Hello all,
I am coding an MP3 / ACELP decoder on the Arduino M0 Pro. Now I have my 32-bit x 32-bit ---> 64-bit signed multiply routine. MULL (17 cycles) but there are two other code fragments that are the cornerstone of the work (around 35% of CPU time is taken up by 3 fragments). I am looking for any tips people have for:
MULSHIFT32 - Multiply together two 32-bit numbers and return the top 32-bits of the result.
CLZ - count leading zeros.
MULSHIFT32 The issue that all the methods I know just are just the MULL in which the low 32-bits are disguarded.

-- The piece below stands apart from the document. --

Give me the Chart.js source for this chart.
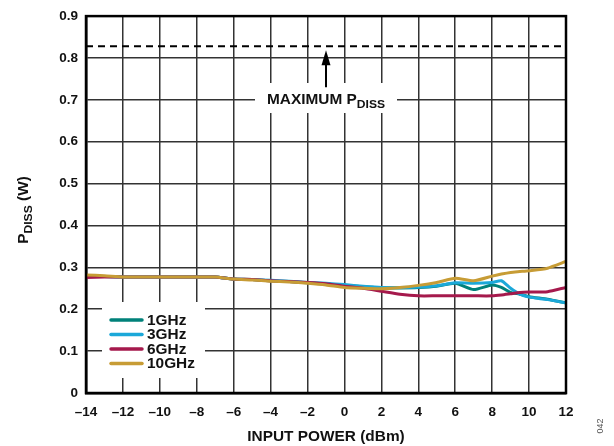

CLZ - all of the methods I know of use a divide-and-conquer strategy branching around ADD instructions. I think the examples are all Thumb v4 compatible but Tv6 offers the Extent and Reverse instructions which haven't been well examined. I also note that the MULS instruction no longer leaves C & V in unpredictable states so may offer alternatives.
Although M0+ only has a 2-cycle branch shadow, I would still rather a constant time and I keep thinking that extend and reverse could quickly work out which byte (8 bit) lump has the first 1 bit and one of the areas yet to be explored (according to Joseph Yiu) is the use of the instruction format:
RORS Rd,Rd,Rd
i.e. Rd is rotated by the value in Rd [0:7]
WHY it uses the bottom 8 bits rather than the bottom 5 bits I really don't know. Nobody at ARM seems to know BUT in another context, it allows certain 32-bit numbers to be placed into a register in 32-bits rather than 48 bits (LDR Rd SP,# + 32-bit value in literal pool).